Morlaix, el último artefacto del brillante cineasta Jaime Rosales, tuvo en Zaragoza su anticipo premiere la noche del pasado jueves y con él, un cuantioso avance de estímulos para la vida y el intelecto. La cinta a no perderse llegará a las pantallas el próximo viernes 14 de marzo, y se apoya en tres poderosas patas de banco: amor, muerte y libertad. El filme cuenta la vida de un grupo de estudiantes en el último año de un instituto de esta pequeña localidad de la Bretaña francesa. En precioso ejercicio de expresión, Rosales recrea y juega sobre lo que ya nos temíamos, que la ficción es un maravilloso ser vivo que ilumina nuestra existencia, y que nunca para de sorprendernos cada vez que vamos al auxilio de su fuente.

Aquí, el beber se hace polisémico y caleidoscópico con la sencillez y el enroque de los motivos puros. Se habla sobre lo que será la película del siglo, cine dentro de cine, y de Morlaix sobre Morlaix, en necesaria repetición lacaniana para alumbrar conocimiento, porque Morlaix, ese espacio y paisaje moral, es ante todo un vasto terreno de aprendizaje donde, como dice mi querido Daniel Tubau, el espectador es el protagonista, ya que Rosales no sólo invita a emocionarse sino que, como cómplice acompañante y demiurgo, remueve y consigue hacer conjugar los deseos más profundos para nuestros transparentes protagonistas.

De forma llana y sin tabúes, en Morlaix asistimos a un acto contemplativo y cinematográfico en toda regla.

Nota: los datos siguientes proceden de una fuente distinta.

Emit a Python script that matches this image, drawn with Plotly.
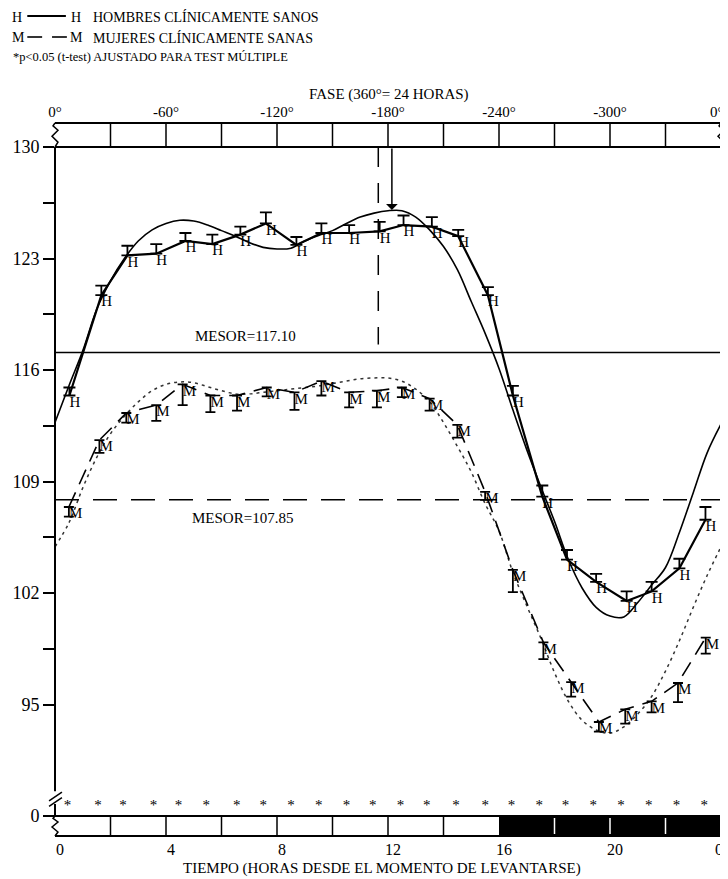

Cada cultura (y país) tiene su distinta concepción del tiempo, y aquí se nota cómo Rosales la ha podido ejecutar con tantas dosis de gozo como de libertad. Aquí transitan un puñado de jóvenes de esa sociedad líquida que apuntaba Bauman, y que también podría ser la de sus padres madres. En el río de la vida comparten lo que les inquieta, preocupa y desean con mirada y voz serenas. En Morlaix asistimos a una generación adolescente absolutamente alineada con la esencia de la Filosofía, esa que arde por las experiencias sinceras, tomando partido por la verdad.

Todo ante una felicidad sentida como si fueran olas, para valorar así la distancia existente para la dicha. La película elabora un canasto precioso con las mimbres de un lúcido guion, que suma la generosidad orgánica de un sinfín de valiosas expresiones improvisadas que cada joven comenta fuera del libreto: «No se trata de libertad sino de felicidad», «buscar el amor nunca es perder el tiempo», «tomarás las decisiones correctas o vivirás la vida de otro», «lo que hacemos sin motivo determina nuestro futuro», «si la quieres la dejas elegir», «tengo más miedo al amor que a la muerte», o «hacer de tu vida una obra de arte».

Como virtuoso estudioso, Rosales no tiene miedo a mostrar lo que somos como especie. «¿Qué hemos dado?/ Mi compadre, sangre sacudiendo mi corazón/ El atrevido desafío de un momento de entrega/ Del cual una edad de prudencia nunca se podrá retraer». De hecho, en lo más íntimo de Morlaix luce la sabia respuesta acuñada en La tierra baldía de T.S. Elliot: «Por esto, y sólo por esto, hemos existido. De lo cual nada será anticipado en nuestros obituarios». Es la razón de existir que buscaban nuestros jóvenes filósofos de luminosos ojos ante los principios del obrar.

Cuánto tenemos que aprender todavía de los adolescentes, de su reclamo de coherencia, de su mirada pura y bella, de su apuesta por la felicidad y por tantos valores atesorados ante tal compromiso. Y por otro lado, cuánto debe pedir perdón el mundo adulto del injusto pecado original que nunca debió estigmatizarse como herencia. Generación a generación dejamos un mundo más complicado y cruel. Quizá deberíamos resetear nuestro disco duro de caducada parentalidad positiva, e instalar nuevos fundamentos para construir una mirada y sentir puros que suavice ambos territorios.

Rodada en parte en 35 mm. en blanco y negro y en 16 mm. en color, las decisiones de formato y luz en ese gozoso ejercicio de Rosales no hacen otra cosa que realzar la experiencia inmersiva de quien la mira, intentando profundizar en una poética déjà vu que es la del sentir, donde la ficción, como sabio reclamo, nos espolea a que nos mantengamos lo más jóvenes posible, lo más ilusionados a la ventura, la alegría y su bonanza, con la intención de ser capaces de discernir y tomar partido por los pequeños grandes detalles con los que nos obsequia la dicha de vivir.